What then should we make of this account of the history of Christian daily prayer, and the use of this account as the authorizing past for the advocacy for a particular shape for daily liturgical prayer today? I do not wish to suggest that the ‘monastic’ vs ‘cathedral’ typology has no value, nor that the ‘monasticization’ narrative is wholly unhelpful in making sense of the history of Christian worship. But, following Dean Andrew McGowan, my old seminary dean at Berkeley at Yale, I think it is worth remembering first of all that this typology is one of ideal types imposed by twentieth century scholars. That is, while doubtless 4th or Christians would have noticed differences in forms of daily prayer between, say, the cathedral in Antioch and Pachomius’ monastery in Egypt, they did not understand them as reflecting two different, discrete types of daily worship. Indeed, it seems probable that a ‘pure’ monastic or cathedral office never existed in actual Christian practice; actually-existing Christian daily worship pretty invariably combines elements that we might associate both ‘cathedral’ and ‘monastic’ offices as pure types. This does not mean that to analyze Christian daily worship in such categories is necessarily illegitimate! Responsibly done, it can indeed illuminate features of Christian liturgical practice, but – rather like with the Dixian fourfold shape of the Eucharist – the scholar must always remember that when engaging in such analysis she is imposing scholarly schema rather than operating with the categories of her subjects.
In part because there is no pristine, perfect ‘cathedral’ office to be recovered, it is also worth querying whether this history means that the ‘monasticization’ of the office must be entirely rejected. That is, should we simply assume that Christian antiquity is our best source for contemporary Christian daily prayer? It seems to me rather that we should not, and that the story of the reform of daily prayer, both in the 16th century and during the Liturgical Movement, shows some of the dangers of precisely this assumption.
One danger, of course, in attempting to base contemporary Christian worship on patristic models is that scholarship on early Christian worship changes! And neither the scholarly reconstructions used to reform daily prayer in the 16th nor the 20th centuries have aged particularly well. Thomas Cranmer, when reforming Christian daily prayer in the sixteenth century, argued that he was returning to the earliest Christian practice in making the daily Christian prayer of the entire community focused on the monthly recitation of the psalter and the weekly recitation of the Scriptures. But scholars now know that this was not, in fact, normative across early Christian communities! Similarly, the inclusion of the lamplighting ceremony as a ‘cathedral-style’ office in both the BAS and the 1979 BCP depended in large part upon the then-contemporary scholarly view that a document called the Apostolic Tradition (which includes such a ceremony) was the work of Hippolytus in the early 3rd century describing Christian worship in Rome in the late 2nd century. But contemporary scholarship has - to my mind, at least - rather decisively challenged the ascription of this text (in the form we have it, anyway) to Hippolytus. More broadly, scholarship on early Christian worship has increasingly emphasized the diversity of early Christian worship. To appeal to a unform patristic standard to reform contemporary Christian worship – as both Cranmer and the Liturgical Movement doyens did – is not seen as particularly responsible, at least at the moment.

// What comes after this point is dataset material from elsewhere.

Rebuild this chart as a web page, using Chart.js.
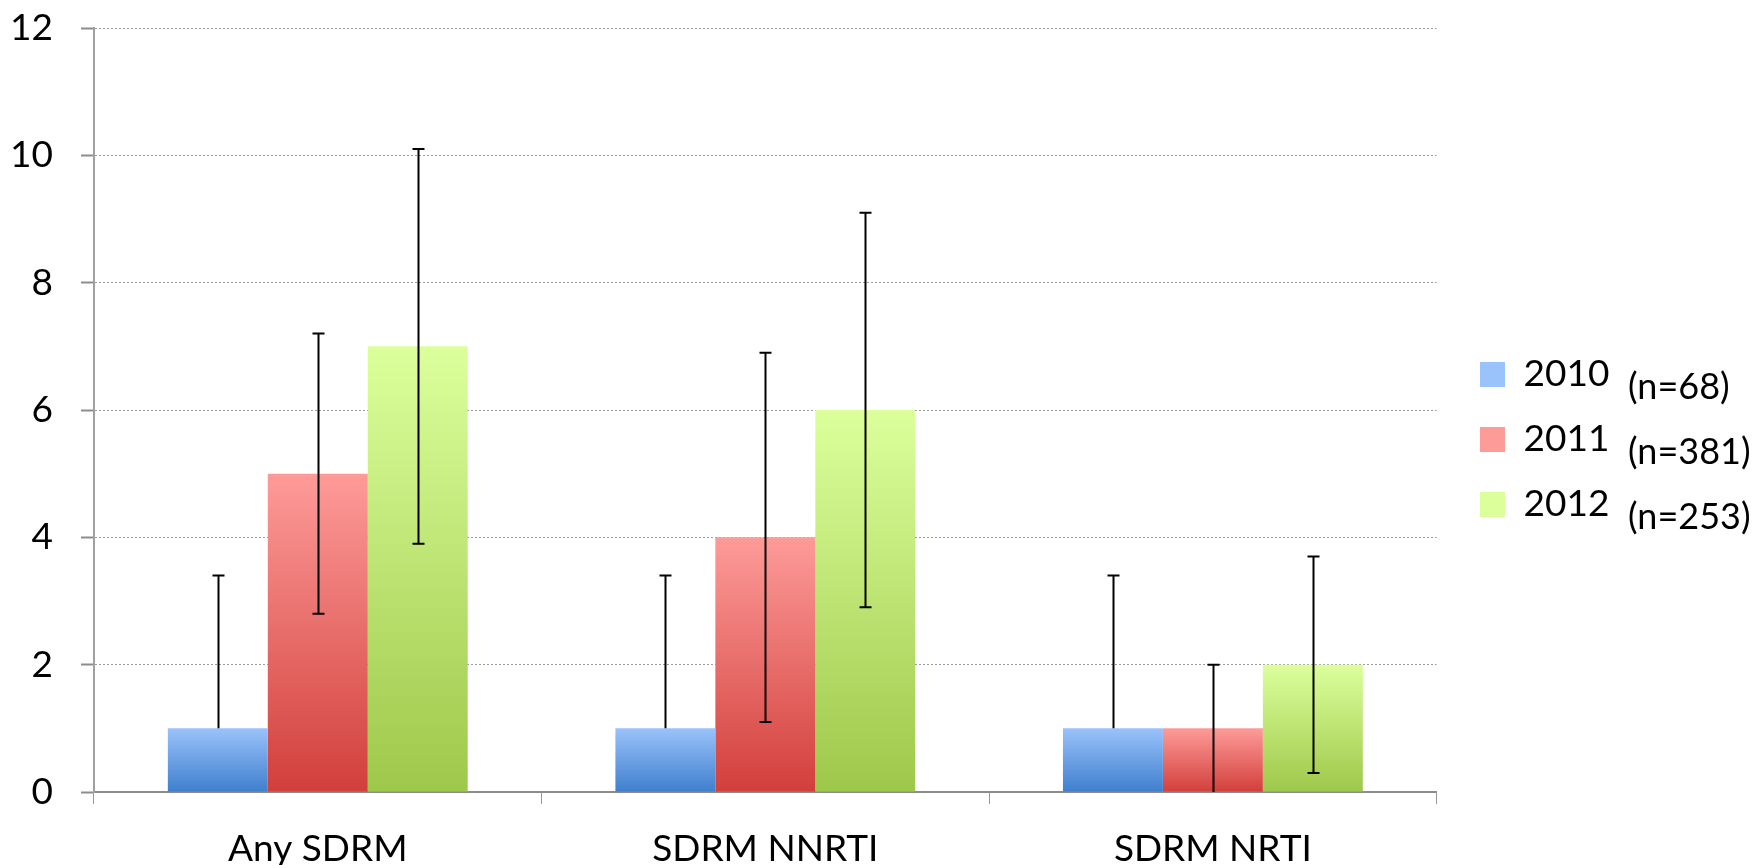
<!DOCTYPE html>
<html>
<head>
<meta charset="utf-8">
<script src="https://cdn.jsdelivr.net/npm/chart.js@4.4.1/dist/chart.umd.min.js"></script>
<style>
  html, body { margin: 0; padding: 0; background: #fff; overflow: hidden; }
  #wrap { width: 1764px; height: 865px; position: relative; }
</style>
</head>
<body>
<div id="wrap"><canvas id="barChart" width="1764" height="865"></canvas></div>
<script>
// chart data
var categories = ["Any SDRM", "SDRM NNRTI", "SDRM NRTI"];
var years = ["2010", "2011", "2012"];
var sampleSizes = ["(n=68)", "(n=381)", "(n=253)"];
var values2010 = [1, 1, 1];
var values2011 = [5, 4, 1];
var values2012 = [7, 6, 2];
// error bar ends (low, high), null = no lower cap
var low2010 = [null, null, null];
var high2010 = [3.4, 3.4, 3.4];
var low2011 = [2.8, 1.1, null];
var high2011 = [7.2, 6.9, 2.0];
var low2012 = [3.9, 2.9, 0.3];
var high2012 = [10.1, 9.1, 3.7];
var yTicks = [0, 2, 4, 6, 8, 10, 12];

var gradStops = [
  ["#9ac2fb", "#3f7fcd"],
  ["#fd9b99", "#d23f3b"],
  ["#dcff9c", "#9ec84a"]
];
var fontFam = "Lato, 'Open Sans', sans-serif";

function barGradient(i) {
  return function (context) {
    var chart = context.chart;
    var y = chart.scales.y;
    if (!y || context.raw == null) return gradStops[i][0];
    var top = y.getPixelForValue(context.raw);
    var bottom = y.getPixelForValue(0);
    if (!isFinite(top) || !isFinite(bottom) || top === bottom) return gradStops[i][0];
    var g = chart.ctx.createLinearGradient(0, top, 0, bottom);
    g.addColorStop(0, gradStops[i][0]);
    g.addColorStop(1, gradStops[i][1]);
    return g;
  };
}

var errorLows = [low2010, low2011, low2012];
var errorHighs = [high2010, high2011, high2012];

// draws error bars from the arrays above through the y scale
var errorBars = {
  id: "errorBars",
  afterDatasetsDraw: function (chart) {
    var ctx = chart.ctx;
    var y = chart.scales.y;
    ctx.save();
    ctx.strokeStyle = "#000";
    ctx.lineWidth = 2;
    chart.data.datasets.forEach(function (ds, i) {
      var meta = chart.getDatasetMeta(i);
      meta.data.forEach(function (bar, j) {
        var x = Math.round(bar.x) + 0.5;
        var lowVal = errorLows[i][j];
        var yHigh = y.getPixelForValue(errorHighs[i][j]);
        var yLow = lowVal == null ? (i === 0 ? y.getPixelForValue(ds.data[j]) : y.getPixelForValue(0)) : y.getPixelForValue(lowVal);
        ctx.beginPath();
        ctx.moveTo(x, yHigh);
        ctx.lineTo(x, yLow);
        ctx.moveTo(x - 6, yHigh);
        ctx.lineTo(x + 6, yHigh);
        if (lowVal != null) {
          ctx.moveTo(x - 6, yLow);
          ctx.lineTo(x + 6, yLow);
        }
        ctx.stroke();
      });
    });
    ctx.restore();
  }
};

// nudge the legend to the right, like the original
var legendNudge = {
  id: "legendNudge",
  afterLayout: function (chart) {
    var lg = chart.legend;
    if (!lg) return;
    var dx = 1480 - (lg.left + 28);
    lg.left += dx;
    lg.right += dx;
    lg.top -= 7;
    lg.bottom -= 7;
  }
};

// sample size notes next to legend entries
var sizeNotes = {
  id: "sizeNotes",
  afterDraw: function (chart) {
    var boxes = chart.legend && chart.legend.legendHitBoxes;
    if (!boxes) return;
    var ctx = chart.ctx;
    ctx.save();
    ctx.fillStyle = "#000";
    ctx.font = "36px " + fontFam;
    ctx.textBaseline = "middle";
    boxes.forEach(function (b, i) {
      ctx.fillText(sampleSizes[i], b.left + 148, b.top + b.height / 2 + 13);
    });
    ctx.restore();
  }
};

var ctx = document.getElementById("barChart").getContext("2d");
var myChart = new Chart(ctx, {
  type: "bar",
  data: {
    labels: categories,
    datasets: [
      { label: years[0], data: values2010, backgroundColor: barGradient(0) },
      { label: years[1], data: values2011, backgroundColor: barGradient(1) },
      { label: years[2], data: values2012, backgroundColor: barGradient(2) }
    ]
  },
  options: {
    responsive: false,
    animation: false,
    devicePixelRatio: 1,
    layout: { padding: { left: 0, top: 28, right: 160, bottom: 0 } },
    datasets: { bar: { barPercentage: 1, categoryPercentage: 0.67 } },
    plugins: {
      tooltip: { enabled: false },
      legend: {
        position: "right",
        align: "center",
        labels: {
          boxWidth: 25,
          boxHeight: 25,
          padding: 28,
          color: "#000",
          font: { family: fontFam, size: 37 },
          generateLabels: function (chart) {
            return chart.data.datasets.map(function (ds, i) {
              return {
                text: ds.label,
                fillStyle: gradStops[i][0],
                strokeStyle: "rgba(0,0,0,0)",
                lineWidth: 0,
                datasetIndex: i
              };
            });
          }
        }
      }
    },
    scales: {
      x: {
        grid: {
          offset: true,
          drawOnChartArea: false,
          drawTicks: true,
          tickLength: 12,
          color: "#999",
          lineWidth: 1
        },
        border: { display: true, color: "#8c8c8c", width: 2 },
        ticks: {
          color: "#000",
          padding: 23,
          font: { family: fontFam, size: 37 }
        },
        afterFit: function (scale) { scale.height = 73; }
      },
      y: {
        min: 0,
        max: 12,
        afterBuildTicks: function (scale) {
          scale.ticks = yTicks.map(function (v) { return { value: v }; });
        },
        afterFit: function (scale) {
          scale.width = 94;
          scale.paddingTop = 0;
          scale.paddingBottom = 0;
        },
        grid: {
          color: "#9a9a9a",
          lineWidth: 1,
          tickLength: 13,
          tickColor: "#8c8c8c",
          tickWidth: 2
        },
        border: { display: true, color: "#a0a0a0", width: 2, dash: [2, 2] },
        ticks: {
          color: "#000",
          padding: 28,
          font: { family: fontFam, size: 37 }
        }
      }
    }
  },
  plugins: [errorBars, legendNudge, sizeNotes]
});
</script>
</body>
</html>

Furthermore, this assumption of antiquity’s authority risks avoiding the conversations about theology and ascetics that need to undergird Christian worship. While indeed we owe fidelity to the Christian worship tradition, Anglicans have always held that individual churches have broad freedom to shape the worshipping life of their own churches in order to edify their members and form them in proper doctrine. It is thus not obviously the case that we need to return to 4th century cathedral services to have a form of daily prayer appropriate to all Christians, and embrace a model of prayer and praise over a model of daily prayer focusing on psalmody and Scripture. Simply because it is old does not mean it is authoritative. Now, we may indeed want to do so. I, after all, think there are good reasons to retain the use of 17th c. worship forms; I can hardly say that making the same move for a particular 4th c. liturgy is prima facie inappropriate. But such a case needs to be made on ascetical and theological grounds: why would the use of this particular form now best edify God’s people? And – to put my own cards on the table – I am not so sure that moving away from a form of daily prayer that emphasizes making one’s way through the Scriptures is a prudential move, given the lack of Biblical literacy among many Anglican laypeople and priests alike.

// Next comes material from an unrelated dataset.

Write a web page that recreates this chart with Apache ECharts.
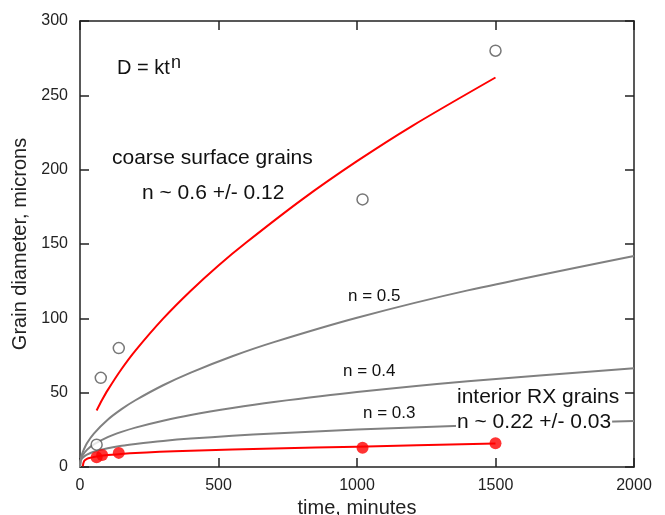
<!DOCTYPE html>
<html><head><meta charset="utf-8">
<script src="https://cdn.jsdelivr.net/npm/echarts@6/dist/echarts.min.js"></script>
<style>html,body{margin:0;padding:0;background:#fff}#c{width:665px;height:515px}</style>
</head><body><div id="c"></div>
<script>
// Measured points
const coarseT = [60, 75, 140, 1020, 1500];
const coarseD = [15, 60, 80, 180, 280];
const interiorT = [60, 80, 140, 1020, 1500];
const interiorD = [6.5, 8, 9.5, 13, 16];

// Fit curve (coarse surface grains, n ~ 0.6)
const coarseFitT = [60, 80, 100, 150, 200, 300, 400, 500, 600, 800, 1000, 1200, 1500];
const coarseFitD = [38, 45.2, 51.7, 65.9, 78.3, 99.8, 118.6, 135.6, 151, 179.7, 205.7, 229.5, 262];

// Fit curve (interior RX grains, n ~ 0.22)
const interiorFitT = [10, 15, 25, 40, 60, 100, 200, 400, 700, 1000, 1500];
const interiorFitD = [0.5, 4, 5.5, 6.3, 7, 8, 9.5, 11, 12.5, 13.7, 15.8];

// Reference curves
const refT = [0, 2, 5, 10, 25, 50, 100, 150, 200, 300, 400, 550, 700, 1000, 1400, 2000];
const ref05 = [0, 4.5, 7.1, 10, 15.9, 22.5, 31.8, 38.9, 44.9, 55.0, 63.5, 74.5, 84, 100.4, 118.8, 142];
const ref04 = [0, 4.2, 6.1, 8.0, 11.5, 15.2, 20.1, 23.6, 26.5, 31.1, 35.0, 39.7, 43.7, 50.4, 57.7, 66.5];
const ref03 = [0, 3.9, 5.1, 6.3, 8.3, 10.3, 12.6, 14.3, 15.5, 17.5, 19.1, 21.0, 22.6, 25.2, 27.9, 31.0];

const xTicks = [0, 500, 1000, 1500, 2000];
const yTicks = [0, 50, 100, 150, 200, 250, 300];

const zip = (a, b) => a.map((v, i) => [v, b[i]]);
const FONT = '"Liberation Sans", Arial, sans-serif';
const plain = v => String(v);
const axisCommon = {
  type: 'value',
  axisLine: { show: true, onZero: false, lineStyle: { color: '#222', width: 1.5 } },
  axisTick: { show: true, inside: true, length: 9, lineStyle: { color: '#222', width: 1.5 } },
  splitLine: { show: false },
  axisLabel: { fontFamily: FONT, fontSize: 16, color: '#222', formatter: plain }
};
const lineSeries = (t, d, color, z) => ({
  type: 'line', data: zip(t, d), smooth: 0.3, showSymbol: false, symbol: 'none',
  lineStyle: { color: color, width: 2 }, z: z
});

const chart = echarts.init(document.getElementById('c'));
chart.setOption({
  animation: false,
  backgroundColor: '#fff',
  grid: { left: 80, top: 21, right: 31, bottom: 48, containLabel: false, outerBoundsMode: 'none' },
  xAxis: [
    Object.assign({}, axisCommon, {
      position: 'bottom', min: xTicks[0], max: xTicks[xTicks.length - 1], interval: 500,
      name: 'time, minutes', nameLocation: 'middle', nameGap: 24,
      nameTextStyle: { fontFamily: FONT, fontSize: 20, color: '#222' },
      axisLabel: { fontFamily: FONT, fontSize: 16, color: '#222', margin: 11, formatter: plain }
    }),
    Object.assign({}, axisCommon, {
      position: 'top', min: 0, max: 2000, interval: 500, axisLabel: { show: false }
    })
  ],
  yAxis: [
    Object.assign({}, axisCommon, {
      position: 'left', min: yTicks[0], max: yTicks[yTicks.length - 1], interval: 50,
      name: 'Grain diameter, microns', nameLocation: 'middle', nameGap: 45,
      nameTextStyle: { fontFamily: FONT, fontSize: 20, color: '#222' },
      axisLabel: { fontFamily: FONT, fontSize: 16, color: '#222', margin: 12, formatter: plain }
    }),
    Object.assign({}, axisCommon, {
      position: 'right', min: 0, max: 300, interval: 50, axisLabel: { show: false }
    })
  ],
  series: [
    lineSeries(refT, ref05, '#808080', 2),
    lineSeries(refT, ref04, '#808080', 2),
    lineSeries(refT, ref03, '#808080', 2),
    lineSeries(coarseFitT, coarseFitD, '#ff0000', 3),
    lineSeries(interiorFitT, interiorFitD, '#ff0000', 3),
    { type: 'scatter', data: zip(coarseT, coarseD), symbol: 'circle', symbolSize: 11,
      itemStyle: { color: '#fff', borderColor: '#555', borderWidth: 1.5 }, z: 4 },
    { type: 'scatter', data: zip(interiorT, interiorD), symbol: 'circle', symbolSize: 12,
      itemStyle: { color: '#ff0000', borderColor: '#ff0000', borderWidth: 0 }, z: 4 }
  ],
  graphic: [
    { type: 'text', left: 117, top: 58, z: 100, style: { text: 'D = kt', font: '20px ' + FONT, fill: '#111' } },
    { type: 'text', left: 171, top: 54, z: 100, style: { text: 'n', font: '18px ' + FONT, fill: '#111' } },
    { type: 'text', left: 112, top: 148, z: 100, style: { text: 'coarse surface grains', font: '21px ' + FONT, fill: '#111' } },
    { type: 'text', left: 142, top: 183, z: 100, style: { text: 'n ~ 0.6 +/- 0.12', font: '21px ' + FONT, fill: '#111' } },
    { type: 'text', left: 348, top: 288, z: 100, style: { text: 'n = 0.5', font: '17px ' + FONT, fill: '#111' } },
    { type: 'text', left: 343, top: 363, z: 100, style: { text: 'n = 0.4', font: '17px ' + FONT, fill: '#111' } },
    { type: 'text', left: 363, top: 405, z: 100, style: { text: 'n = 0.3', font: '17px ' + FONT, fill: '#111' } },
    { type: 'text', left: 457, top: 387, z: 100, style: { text: 'interior RX grains', font: '21px ' + FONT, fill: '#111' } },
    { type: 'text', left: 456, top: 412, z: 100, style: { text: 'n ~ 0.22 +/- 0.03', font: '21px ' + FONT, fill: '#111', backgroundColor: '#fff', padding: [0, 1, 0, 1] } }
  ]
});
</script>
</body></html>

Finally, another danger in assuming the authority of antiquity in Christian liturgy, around the daily office or other areas of Christian practice, is that it can feed into a tendency common among Anglicans to assume that what we need to do to fix Christian practice is to get the liturgy right. That is, one might say that the problem over the history of the daily office is that the importation of complicated and lengthy monastic forms into the cathedral office rendered it increasingly inaccessible to laypeople. So, today if we want Christian daily common liturgical prayer to be practiced, we can accomplish this by returning to a cathedral model. Now, I am certainly not going to say that liturgical forms do not matter! And for that matter, it may well be true that models of daily liturgical prayer that emphasize intercession and praise and deemphasize Scripture may be more approachable for everyday Christians. But (as, to be clear, the more thoughtful advocates of the ‘cathedral’ model fully understand!) adopting a new liturgy will simply not, by itself, do much of anything. The lamplighting services, after all, have scarcely become weekly fare in Anglican churches – ironically, about the only place I know that practices it regularly is, in fact, a monastery, the Society of St John the Evangelist. Liturgical revision may be necessary, but there is no shortcut to the long work of discipling, forming, and teaching Christians.
Where does this all leave us? The great scholars of the liturgical movement who developed the categories of ‘monastic’ and ‘cathedral’ offices have done us a great service, and provided us with analytical tools that are very helpful when we seek to understand the Christian past. But when we absolutize their categories and use them to fund a particular scheme of liturgical reform, we run into trouble. As my old liturgy professor, Bryan Spinks, likes to say about the Eucharist, why should it be the case that the 4th century, and not the 10th or the 16th or any other century, is the norm for Christian liturgy? The story of the use of these categories to reform liturgy in the twentieth century can in fact help us understand some of the potential pitfalls in simply assuming the authority of antiquity for contemporary Christian liturgical practice.